Specialty home elevators do not require a hoistway to be built. This category includes through-the-floor elevators that travel through a floor cut-out, as well as elevators that include a manufactured hoistway, such as the Savaria Vuelift.

Residential home elevator
Traditional elevators require a hoistway.
Through the floor home lift
Through-floor lifts do not require a hoistway, simply a floor cut-out.
Vuelift mini glass home elevator
The Savaria Vuelift includes a glass hoistway.

Getting Started with Your Home Elevator

A locally trained residential elevator contractor or dealer will perform a site visit to assess the space you have and the construction requirements specific to your home. The best time to involve the contractor is when you are planning a new home or a major renovation. Not all home elevators have the same requirements, so it is imperative to select the elevator you want before the hoistway is constructed.

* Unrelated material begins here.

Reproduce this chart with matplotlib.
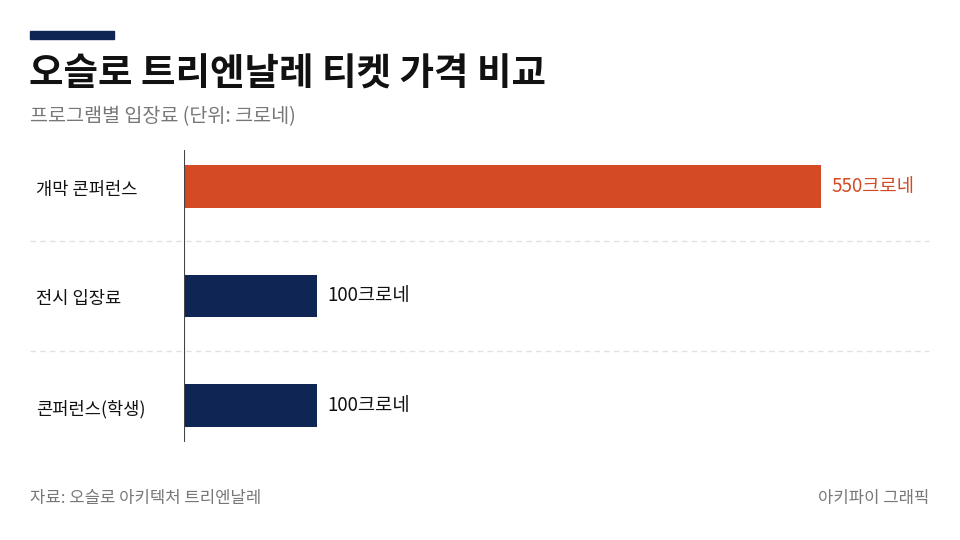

The best manufacturers have free planning guides on their websites to provide information on the general requirements for hoistway construction, but again, do not have your hoistway built without discussing with the elevator installation company.

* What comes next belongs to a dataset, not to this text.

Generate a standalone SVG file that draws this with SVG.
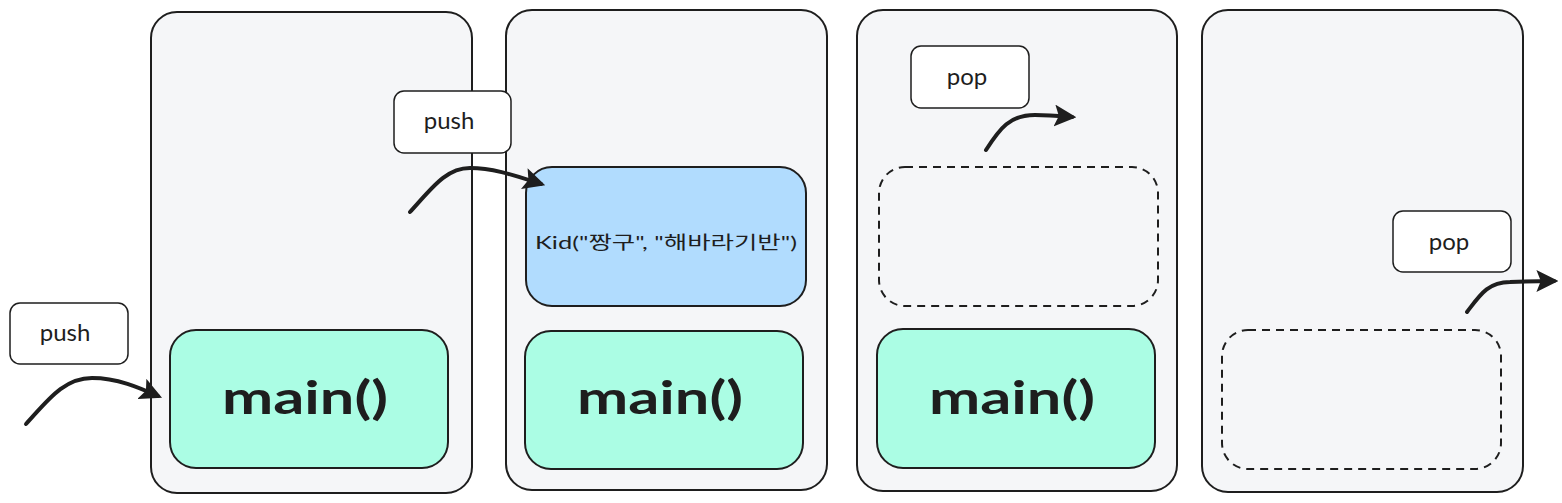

How Does a Home Elevator Work?

Your elevator will be custom built and programmed to travel from floor to floor with two stops or more. Each landing will have a call station button (hall call) installed and each landing will also require a special door that locks and cannot be opened unless the elevator is at the landing. The elevator itself should also have a cab door or gate to keep occupants safe while the elevator is in motion. Inside, the elevator will include a cab operating panel (COP) to allow the user to select the level desired or to stop the elevator in case of emergency.

Most common drive systems for home elevators

Geared chain drive
A popular choice that is moderately priced. The geared chain home elevator uses a chain with a motor and counterweights to move the elevator up and down. It is generally regarded as a good quality ride, low maintenance and straight forward for the elevator installer. There are many variations of this style of drive including those that are quieter and smoother. Generally, drive systems cost more to reduce noise and increase the quality of the ride.

MRL (machine-roomless)
This option means that a separate machine room is not required for the elevator drive system. Instead, the drive is integrated into the elevator itself. This means less space is needed for installation, so an ideal choice when you do not have space nearby for a dedicated machine room.

Hydraulic drive
The elevator moves using power generated by moving pressurized hydraulic fluid through a cylinder. It is a very quiet and smooth ride in comparison to a chain drive elevator; however, typically more expensive than chain drives and more complex to install with a machine room required to house the drive system.

Winding drum
A winding drum elevator is a simple technology that uses winding cables. This technology has been used for many years and is still used today as it is reliable. It is also known to be space saving for small elevators or when the drive needs to be compact and not visible such as a glass elevator.

Vacuum tube
These elevators use air suction to move an elevator car up and down inside a plastic cylinder (just like mail moves through pneumatic tubes in large offices). The technology is not prevalent but is used for specialized home elevators.